* BEGIN Material *
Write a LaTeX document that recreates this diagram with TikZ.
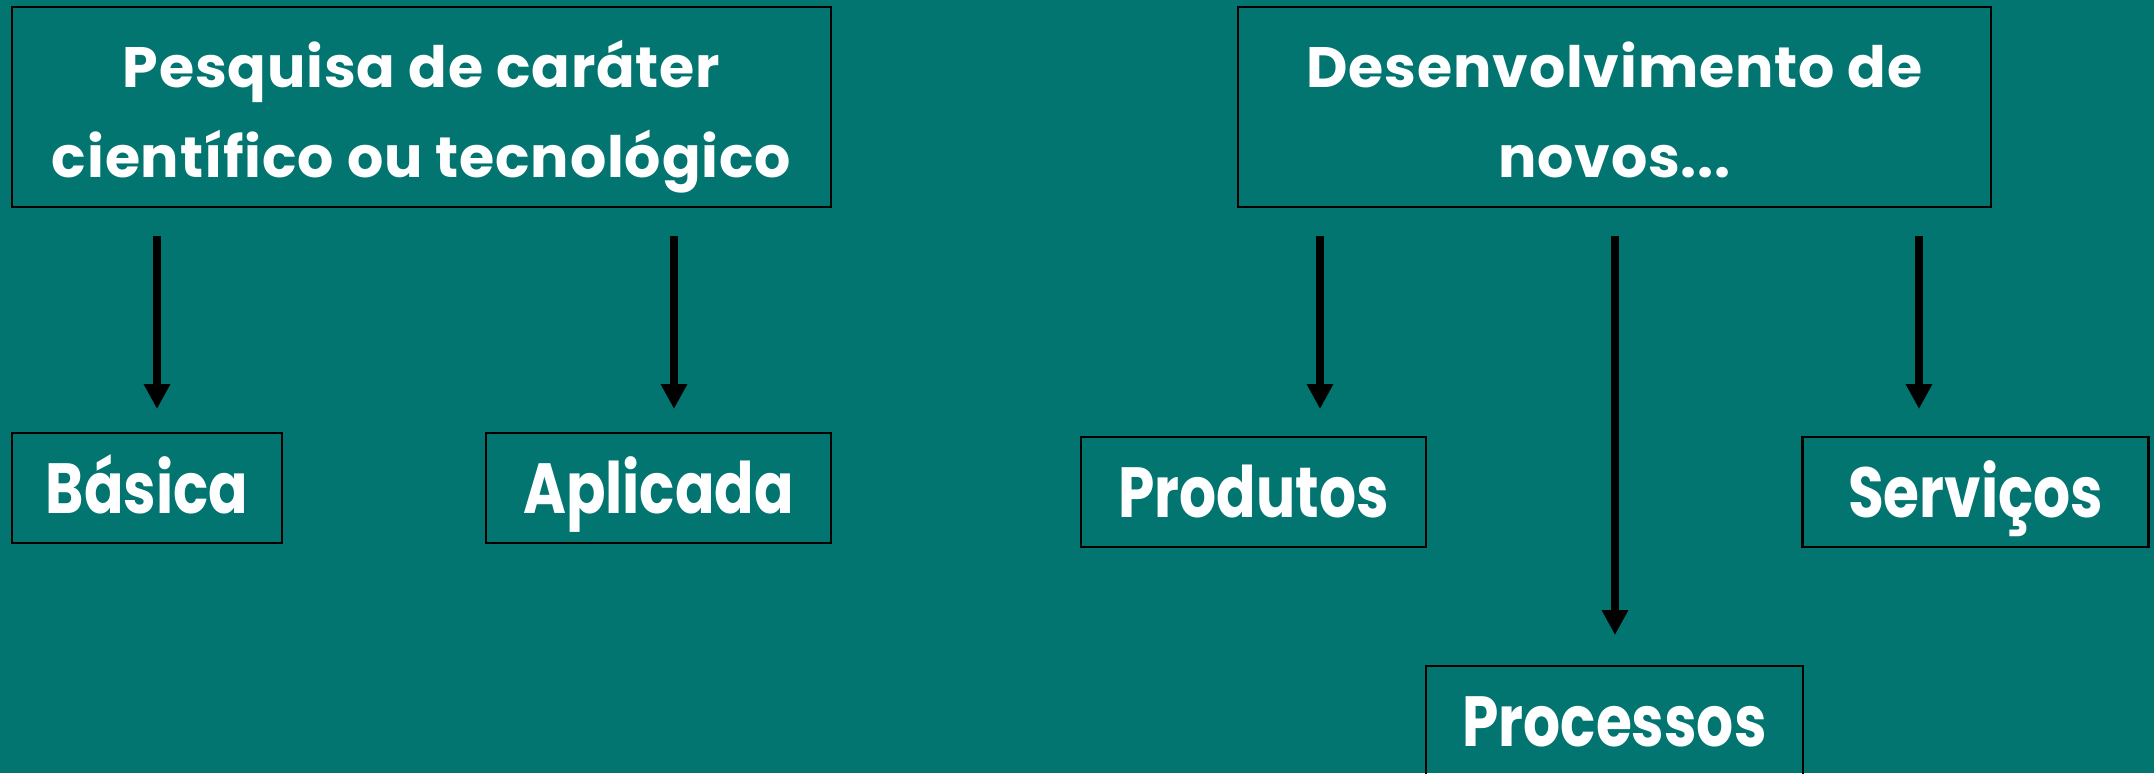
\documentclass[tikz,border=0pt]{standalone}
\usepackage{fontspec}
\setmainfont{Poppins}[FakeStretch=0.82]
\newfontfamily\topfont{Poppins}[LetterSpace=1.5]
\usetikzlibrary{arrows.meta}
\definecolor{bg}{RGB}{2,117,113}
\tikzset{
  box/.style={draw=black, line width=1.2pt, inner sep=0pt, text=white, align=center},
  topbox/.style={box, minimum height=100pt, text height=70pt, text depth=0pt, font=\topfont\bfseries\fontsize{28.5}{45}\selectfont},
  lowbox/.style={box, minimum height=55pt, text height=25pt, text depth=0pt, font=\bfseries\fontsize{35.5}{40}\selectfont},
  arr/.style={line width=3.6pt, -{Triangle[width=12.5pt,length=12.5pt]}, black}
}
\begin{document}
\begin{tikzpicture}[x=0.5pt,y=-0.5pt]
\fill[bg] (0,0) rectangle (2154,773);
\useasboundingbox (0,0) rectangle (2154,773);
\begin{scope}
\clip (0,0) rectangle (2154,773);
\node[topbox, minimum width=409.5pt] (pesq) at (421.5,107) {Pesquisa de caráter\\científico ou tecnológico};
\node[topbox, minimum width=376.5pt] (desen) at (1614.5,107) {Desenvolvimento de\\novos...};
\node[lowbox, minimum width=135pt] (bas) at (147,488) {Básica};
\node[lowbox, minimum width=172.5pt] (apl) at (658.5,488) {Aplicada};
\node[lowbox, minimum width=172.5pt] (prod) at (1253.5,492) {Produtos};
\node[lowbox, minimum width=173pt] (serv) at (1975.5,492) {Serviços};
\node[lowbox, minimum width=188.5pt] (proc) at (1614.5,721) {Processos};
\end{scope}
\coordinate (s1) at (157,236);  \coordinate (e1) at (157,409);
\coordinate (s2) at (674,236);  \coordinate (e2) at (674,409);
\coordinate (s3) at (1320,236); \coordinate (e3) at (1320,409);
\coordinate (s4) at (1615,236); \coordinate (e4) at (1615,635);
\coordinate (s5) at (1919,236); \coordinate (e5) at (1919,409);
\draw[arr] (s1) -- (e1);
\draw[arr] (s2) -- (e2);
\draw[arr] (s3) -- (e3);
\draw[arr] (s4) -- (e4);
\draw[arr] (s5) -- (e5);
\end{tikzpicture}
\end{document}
* END Material *
▶ **Exercise brief**: Exclude the pictures. Write out the remaining data exactly.

▶ **Answer**:
Write a LaTeX document that recreates this diagram with TikZ.
\documentclass[tikz,border=0pt]{standalone}
\usepackage{fontspec}
\setmainfont{Poppins}[FakeStretch=0.82]
\newfontfamily\topfont{Poppins}[LetterSpace=1.5]
\usetikzlibrary{arrows.meta}
\definecolor{bg}{RGB}{2,117,113}
\tikzset{
  box/.style={draw=black, line width=1.2pt, inner sep=0pt, text=white, align=center},
  topbox/.style={box, minimum height=100pt, text height=70pt, text depth=0pt, font=\topfont\bfseries\fontsize{28.5}{45}\selectfont},
  lowbox/.style={box, minimum height=55pt, text height=25pt, text depth=0pt, font=\bfseries\fontsize{35.5}{40}\selectfont},
  arr/.style={line width=3.6pt, -{Triangle[width=12.5pt,length=12.5pt]}, black}
}
\begin{document}
\begin{tikzpicture}[x=0.5pt,y=-0.5pt]
\fill[bg] (0,0) rectangle (2154,773);
\useasboundingbox (0,0) rectangle (2154,773);
\begin{scope}
\clip (0,0) rectangle (2154,773);
\node[topbox, minimum width=409.5pt] (pesq) at (421.5,107) {Pesquisa de caráter\\científico ou tecnológico};
\node[topbox, minimum width=376.5pt] (desen) at (1614.5,107) {Desenvolvimento de\\novos...};
\node[lowbox, minimum width=135pt] (bas) at (147,488) {Básica};
\node[lowbox, minimum width=172.5pt] (apl) at (658.5,488) {Aplicada};
\node[lowbox, minimum width=172.5pt] (prod) at (1253.5,492) {Produtos};
\node[lowbox, minimum width=173pt] (serv) at (1975.5,492) {Serviços};
\node[lowbox, minimum width=188.5pt] (proc) at (1614.5,721) {Processos};
\end{scope}
\coordinate (s1) at (157,236);  \coordinate (e1) at (157,409);
\coordinate (s2) at (674,236);  \coordinate (e2) at (674,409);
\coordinate (s3) at (1320,236); \coordinate (e3) at (1320,409);
\coordinate (s4) at (1615,236); \coordinate (e4) at (1615,635);
\coordinate (s5) at (1919,236); \coordinate (e5) at (1919,409);
\draw[arr] (s1) -- (e1);
\draw[arr] (s2) -- (e2);
\draw[arr] (s3) -- (e3);
\draw[arr] (s4) -- (e4);
\draw[arr] (s5) -- (e5);
\end{tikzpicture}
\end{document}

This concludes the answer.